**To be done**
Which lines hold the word "that"? Copy each one.

____ Dataset records

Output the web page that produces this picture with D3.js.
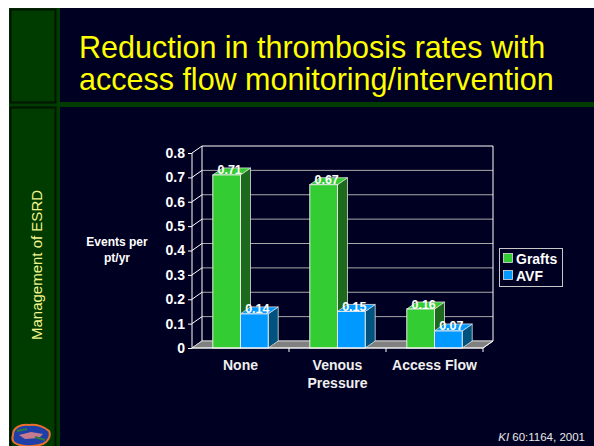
<!DOCTYPE html>
<html>
<head>
<meta charset="utf-8">
<script src="https://cdn.jsdelivr.net/npm/d3@7"></script>
<style>
  body { margin: 0; background: #ffffff; }
  text { font-family: Arial, "Liberation Sans", sans-serif; }
</style>
</head>
<body>
<div id="chart"></div>
<script>
// chart data
var categories = ["None", "Venous Pressure", "Access Flow"];
var categoryLines = [["None"], ["Venous", "Pressure"], ["Access Flow"]];
var seriesNames = ["Grafts", "AVF"];
var grafts = [0.71, 0.67, 0.16];
var avf = [0.14, 0.15, 0.07];
var yTicks = [0, 0.1, 0.2, 0.3, 0.4, 0.5, 0.6, 0.7, 0.8];

var colors = {
  Grafts: {front: "#33cc33", side: "#1d6a1d", top: "#33cc33"},
  AVF: {front: "#0099ff", side: "#00527f", top: "#0099ff"}
};

var svgWidth = 594, svgHeight = 446;
var svg = d3.select("#chart").append("svg")
  .attr("width", svgWidth)
  .attr("height", svgHeight);

// slide background
svg.append("rect").attr("x", 9).attr("y", 8).attr("width", svgWidth - 9).attr("height", svgHeight - 8)
  .attr("fill", "#000022");
svg.append("rect").attr("x", 9).attr("y", 8).attr("width", 51).attr("height", svgHeight - 8)
  .attr("fill", "#003c00");
svg.append("rect").attr("x", 9).attr("y", 102).attr("width", svgWidth - 9).attr("height", 5)
  .attr("fill", "#003c00");
svg.append("rect").attr("x", 10.5).attr("y", 9.5).attr("width", 45).attr("height", 93)
  .attr("fill", "none").attr("stroke", "#001400").attr("stroke-width", 2);
svg.append("rect").attr("x", 10.5).attr("y", 107.5).attr("width", 45).attr("height", 345)
  .attr("fill", "none").attr("stroke", "#001400").attr("stroke-width", 2);

// title
var title = svg.append("text")
  .attr("fill", "#ffff00")
  .style("font-size", "30.5px");
title.append("tspan").attr("x", 79).attr("y", 58).text("Reduction in thrombosis rates with");
title.append("tspan").attr("x", 79).attr("y", 90).text("access flow monitoring/intervention");

// side label
svg.append("text")
  .attr("transform", "translate(42,265) rotate(-90)")
  .attr("text-anchor", "middle")
  .attr("fill", "#f4f48c")
  .style("font-size", "15px")
  .text("Management of ESRD");

// little gator logo
var logo = svg.append("g").attr("transform", "translate(11,423)");
logo.append("path")
  .attr("d", "M2,12 C2,4 10,1 18,2 C26,1 34,4 38,8 C40,12 38,18 32,21 C24,24 10,24 4,20 C1,18 1,15 2,12 Z")
  .attr("fill", "#1f3fa8").attr("stroke", "#e8702a").attr("stroke-width", 2);
logo.append("path")
  .attr("d", "M8,12 L20,9 L32,11 L28,15 L14,16 Z")
  .attr("fill", "#c87a90");
logo.append("path")
  .attr("d", "M6,8 L16,6 M24,14 L34,17")
  .attr("stroke", "#2d7a3a").attr("stroke-width", 2);

// citation
var cite = svg.append("text")
  .attr("x", 585).attr("y", 441)
  .attr("text-anchor", "end")
  .attr("fill", "#e8e8e8")
  .style("font-size", "11.5px");
cite.append("tspan").style("font-style", "italic").text("KI");
cite.append("tspan").text(" 60:1164, 2001");

// scales
var x0 = 192, x1 = 483, depthX = 10, depthY = -7;
var x = d3.scaleBand().domain(categories).range([x0, x1]).paddingInner(0).paddingOuter(0);
var xs = d3.scaleBand().domain(seriesNames).range([0, x.bandwidth()]).paddingInner(0).paddingOuter(0.75);
var y = d3.scaleLinear().domain([0, 0.8]).range([348, 153]);

var chart = svg.append("g");

// back wall gridlines and side wall diagonals
yTicks.forEach(function(t) {
  var top = t === 0.8;
  chart.append("line")
    .attr("x1", x0 + depthX).attr("x2", x1 + depthX)
    .attr("y1", y(t) + depthY).attr("y2", y(t) + depthY)
    .attr("stroke", top ? "#ffffff" : "#a8a8a8").attr("stroke-width", 1);
  chart.append("line")
    .attr("x1", x0).attr("x2", x0 + depthX)
    .attr("y1", y(t)).attr("y2", y(t) + depthY)
    .attr("stroke", "#ffffff").attr("stroke-width", 1);
});
chart.append("line")
  .attr("x1", x0 + depthX).attr("x2", x0 + depthX)
  .attr("y1", y(0.8) + depthY).attr("y2", y(0) + depthY)
  .attr("stroke", "#ffffff");
chart.append("line")
  .attr("x1", x1 + depthX).attr("x2", x1 + depthX)
  .attr("y1", y(0.8) + depthY).attr("y2", y(0) + depthY)
  .attr("stroke", "#ffffff");

// floor
chart.append("path")
  .attr("d", "M" + x0 + "," + y(0) + "L" + x1 + "," + y(0) +
    "L" + (x1 + depthX) + "," + (y(0) + depthY) + "L" + (x0 + depthX) + "," + (y(0) + depthY) + "Z")
  .attr("fill", "#808080").attr("stroke", "#d0d0d0").attr("stroke-width", 1);

// bars
var rows = [];
categories.forEach(function(c, i) {
  rows.push({cat: c, series: "Grafts", value: grafts[i]});
  rows.push({cat: c, series: "AVF", value: avf[i]});
});

var bars = chart.selectAll(".bar").data(rows).join("g").attr("class", "bar");
bars.each(function(d) {
  var g = d3.select(this);
  var left = x(d.cat) + xs(d.series);
  var right = left + xs.bandwidth();
  var top = y(d.value), base = y(0);
  var c = colors[d.series];
  // side face
  g.append("path")
    .attr("d", "M" + right + "," + base + "L" + right + "," + top +
      "L" + (right + depthX) + "," + (top + depthY) + "L" + (right + depthX) + "," + (base + depthY) + "Z")
    .attr("fill", c.side).attr("stroke", "#e0e0e0").attr("stroke-width", 0.8);
  // top face
  g.append("path")
    .attr("d", "M" + left + "," + top + "L" + right + "," + top +
      "L" + (right + depthX) + "," + (top + depthY) + "L" + (left + depthX) + "," + (top + depthY) + "Z")
    .attr("fill", c.top).attr("stroke", "#e0e0e0").attr("stroke-width", 0.8);
  // front face
  g.append("rect")
    .attr("x", left).attr("y", top)
    .attr("width", xs.bandwidth()).attr("height", base - top)
    .attr("fill", c.front).attr("stroke", "#e8e8e8").attr("stroke-width", 1);
});

// value labels
chart.selectAll(".val").data(rows).join("text")
  .attr("class", "val")
  .attr("x", function(d) { return x(d.cat) + xs(d.series) + xs.bandwidth() / 2 + 3; })
  .attr("y", function(d) { return y(d.value) - 0.5; })
  .attr("text-anchor", "middle")
  .attr("fill", "#ffffff")
  .style("font-size", "12.5px").style("font-weight", "bold")
  .text(function(d) { return d3.format(".2f")(d.value); });

// y axis
var yAxis = svg.append("g")
  .attr("transform", "translate(" + x0 + ",0)")
  .call(d3.axisLeft(y).tickValues(yTicks).tickSize(4).tickPadding(3)
    .tickFormat(function(d) { return d === 0 ? "0" : d3.format(".1f")(d); }));
yAxis.select(".domain").attr("stroke", "#ffffff").attr("d", "M0," + y(0.8) + "V" + y(0));
yAxis.selectAll(".tick line").attr("stroke", "#ffffff");
yAxis.selectAll(".tick text")
  .attr("fill", "#ffffff")
  .style("font-size", "14px").style("font-weight", "bold")
  .style("font-family", "Arial, 'Liberation Sans', sans-serif");

// x axis with ticks at category edges
svg.append("line")
  .attr("x1", x0).attr("x2", x1).attr("y1", y(0)).attr("y2", y(0))
  .attr("stroke", "#ffffff");
svg.append("line")
  .attr("x1", x1).attr("x2", x1 + depthX).attr("y1", y(0)).attr("y2", y(0) + depthY)
  .attr("stroke", "#ffffff");
categories.forEach(function(c) {
  var edge = x(c) + x.bandwidth();
  svg.append("line")
    .attr("x1", edge).attr("x2", edge).attr("y1", y(0)).attr("y2", y(0) + 4)
    .attr("stroke", "#ffffff");
});
svg.selectAll(".xlab").data(categories).join("text")
  .attr("class", "xlab")
  .attr("text-anchor", "middle")
  .attr("fill", "#f0f0f0")
  .style("font-size", "14px").style("font-weight", "bold")
  .each(function(c, i) {
    var t = d3.select(this);
    categoryLines[i].forEach(function(line, k) {
      t.append("tspan")
        .attr("x", x(c) + x.bandwidth() / 2)
        .attr("y", 370 + k * 18)
        .text(line);
    });
  });

// y axis title
var yTitle = svg.append("text")
  .attr("text-anchor", "middle")
  .attr("fill", "#ffffff")
  .style("font-size", "12px").style("font-weight", "bold");
yTitle.append("tspan").attr("x", 117).attr("y", 246).text("Events per");
yTitle.append("tspan").attr("x", 117).attr("y", 262).text("pt/yr");

// legend
var legend = svg.append("g");
legend.append("rect")
  .attr("x", 499.5).attr("y", 248.5).attr("width", 63).attr("height", 38)
  .attr("fill", "none").attr("stroke", "#c8c8c8");
seriesNames.forEach(function(s, i) {
  legend.append("rect")
    .attr("x", 503.5).attr("y", 253.5 + i * 17).attr("width", 9).attr("height", 9)
    .attr("fill", colors[s].front).attr("stroke", "#e0e0e0").attr("stroke-width", 0.8);
  legend.append("text")
    .attr("x", 516).attr("y", 264 + i * 17)
    .attr("fill", "#ffffff")
    .style("font-size", "14px").style("font-weight", "bold")
    .text(s);
});
</script>
</body>
</html>
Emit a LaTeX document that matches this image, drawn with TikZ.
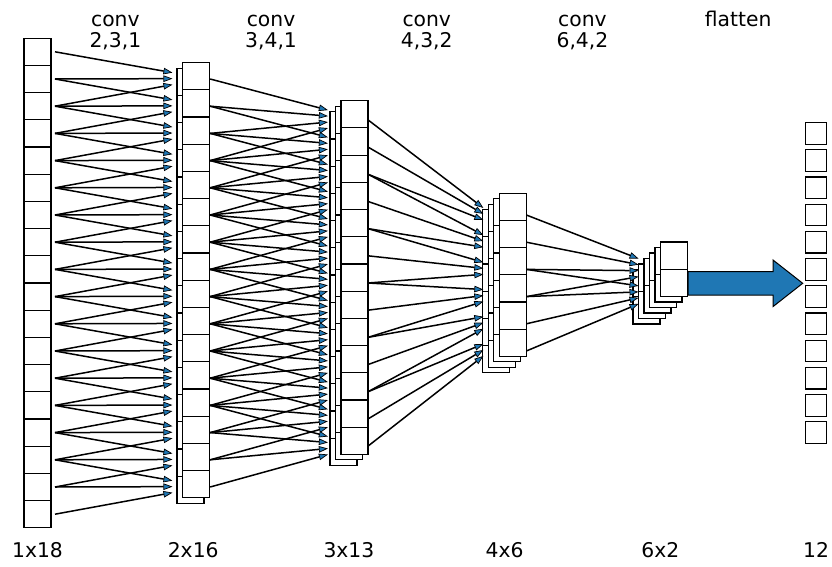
\documentclass[tikz,border=0pt]{standalone}
\usepackage{fontspec}
\setmainfont{DejaVu Sans}
\usepackage{xcolor}
\usetikzlibrary{arrows.meta, positioning}
\definecolor{mplblue}{HTML}{1F77B4}
\tikzset{
  cell/.style={draw, fill=white, line width=1.2pt, minimum width=27pt, minimum height=27.2pt, inner sep=0pt, outer sep=0pt},
  outcell/.style={draw, fill=white, line width=1.2pt, minimum size=21.7pt, inner sep=0pt, outer sep=0pt},
  link/.style={line width=1.5pt, -{Triangle[length=9pt,width=6.5pt,fill=mplblue,line width=0.7pt]}},
  bigarrow/.style={fill=mplblue, draw=black, line width=1pt},
  lbl/.style={font=\fontsize{20.3}{24}\selectfont, anchor=base, inner sep=0pt}
}

\begin{document}
\begin{tikzpicture}[x=1pt,y=-1pt]
\useasboundingbox (0,0) rectangle (832,567);
% stacks: index/rows/channels/centre x/kernel in/source gap
\foreach \k/\n/\c/\cx/\kin/\sx in {1/18/1/37.5/0/4, 2/16/2/193.2/3/0.7, 3/13/3/348.9/4/0, 4/6/4/504.6/3/0, 5/2/6/660.3/4/0}{
  \pgfmathsetmacro\xf{\cx-13.5+(\c-1)*2.75}
  \pgfmathsetmacro\yf{283-(\n*27.2+(\c-1)*5.5)/2}
  \pgfmathtruncatemacro\cb{\c-1}
  \foreach \l in {\cb,...,0}{
    \foreach \i in {1,...,\n}
      \node[cell] (s\k-\l-\i) at ({\xf+13.5-\l*5.5},{\yf+\l*5.5+(\i-0.5)*27.2}) {};
  }
  \foreach \i in {1,...,\n}
    \coordinate (src\k-\i) at ({\xf+27+\sx},{\yf+(\c-1)*2.75+(\i-0.5)*27.2});
  \ifnum\kin>0
    \foreach \i in {1,...,\n}{
      \foreach \m in {1,...,\kin}
        \coordinate (tgt\k-\i-\m) at ({\xf-7-3*(\c-1)},{\yf+(\i-0.5)*27.2+2.4*(\c-1)+(\m-(\kin+1)/2)*6});
    }
  \fi
}
% conv links: from/to/kernel/stride/rows out
\foreach \a/\b/\kk/\st/\nb in {1/2/3/1/16, 2/3/4/1/13, 3/4/3/2/6, 4/5/4/2/2}{
  \foreach \j in {1,...,\nb}{
    \foreach \m in {1,...,\kk}{
      \pgfmathtruncatemacro\i{\st*(\j-1)+\m}
      \draw[link] (src\a-\i) -- (tgt\b-\j-\m);
    }
  }
}
\foreach \i in {1,...,12}
  \node[outcell] (o-\i) at (816,{283+(\i-6.5)*27.2}) {};
\draw[bigarrow] (688,271.7) -- (773,271.7) -- (773,260) -- (802.7,283.3) -- (773,306.6) -- (773,295) -- (688,295) -- cycle;
\foreach \i/\x/\t in {1/115.35/{2,3,1}, 2/271.05/{3,4,1}, 3/426.75/{4,3,2}, 4/582.45/{6,4,2}}{
  \node[lbl] (conv\i) at (\x,26.7) {conv};
  \node[lbl] (par\i) at (\x,47.3) {\t};
}
\node[lbl] (flat) at (738.15,26.5) {flatten};
\foreach \i/\x/\t in {1/37.5/1x18, 2/193.2/2x16, 3/348.9/3x13, 4/504.6/4x6, 5/660.3/6x2, 6/816/12}
  \node[lbl] (size\i) at (\x,557.3) {\t};
\end{tikzpicture}
\end{document}
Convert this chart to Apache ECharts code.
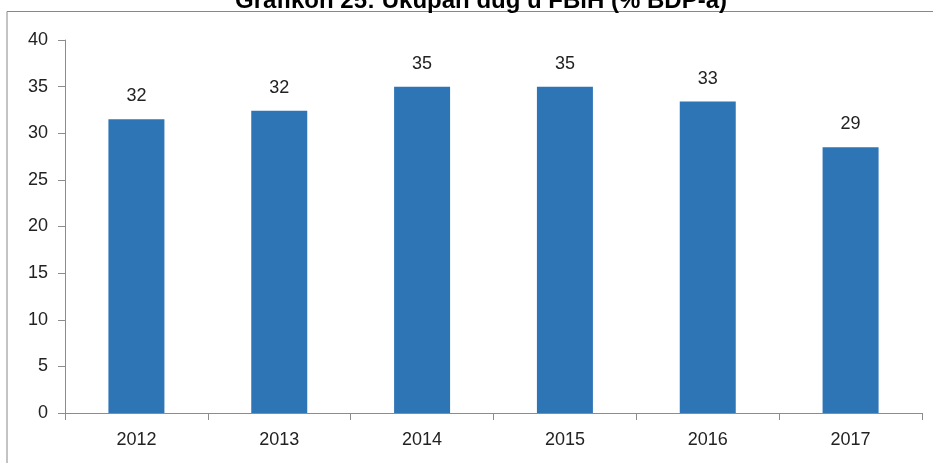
<!DOCTYPE html>
<html>
<head>
<meta charset="utf-8">
<script src="https://cdn.jsdelivr.net/npm/echarts@6/dist/echarts.min.js"></script>
<style>
  html, body { margin: 0; padding: 0; background: #fff; }
  #chart { width: 933px; height: 463px; }
</style>
</head>
<body>
<div id="chart"></div>
<script>
// Grafikon 25 - ukupan dug FBiH, % BDP-a
let years = ['2012', '2013', '2014', '2015', '2016', '2017'];
let debtShare = [31.5, 32.4, 35.0, 35.0, 33.4, 28.5];
let yTicks = [0, 40, 5]; // min, max, step

let axisGray = '#8c8c8c';

let chart = echarts.init(document.getElementById('chart'));
chart.setOption({
  animation: false,
  title: {
    text: 'Grafikon 25: Ukupan dug u FBiH (% BDP-a)',
    left: 230,
    top: -16,
    textStyle: { fontFamily: 'Liberation Sans', fontWeight: 'bold', fontSize: 24, color: '#000' }
  },
  graphic: [
    {
      type: 'polyline',
      shape: { points: [[7, 463], [7, 11.5], [933, 11.5]] },
      style: { stroke: '#888', lineWidth: 1, fill: null }
    }
  ],
  grid: { left: 65, right: 11, top: 40, bottom: 50 },
  xAxis: {
    type: 'category',
    data: years,
    axisLine: { lineStyle: { color: axisGray } },
    axisTick: { show: true, length: 7, lineStyle: { color: axisGray } },
    axisLabel: { color: '#222', fontFamily: 'Liberation Sans', fontSize: 18, margin: 18 }
  },
  yAxis: {
    type: 'value',
    min: yTicks[0],
    max: yTicks[1],
    interval: yTicks[2],
    axisLine: { show: true, lineStyle: { color: axisGray } },
    axisTick: { show: true, length: 7, lineStyle: { color: axisGray } },
    splitLine: { show: false },
    axisLabel: { color: '#222', fontFamily: 'Liberation Sans', fontSize: 18, margin: 17 }
  },
  series: [{
    type: 'bar',
    data: debtShare,
    barWidth: 56,
    itemStyle: { color: '#2e75b6' },
    label: {
      show: true,
      position: 'top',
      distance: 14,
      color: '#222',
      fontFamily: 'Liberation Sans',
      fontSize: 18,
      formatter: p => Math.round(p.value)
    }
  }]
});
</script>
</body>
</html>
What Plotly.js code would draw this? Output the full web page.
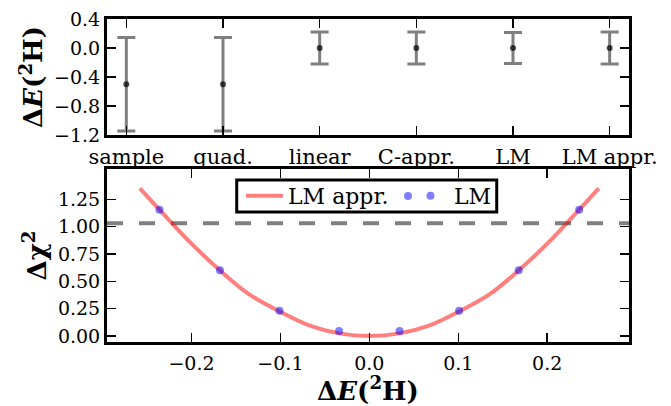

________

**Exercise response**
Output the web page that produces this picture with D3.js.
Emit a LaTeX document that matches this image, drawn with TikZ.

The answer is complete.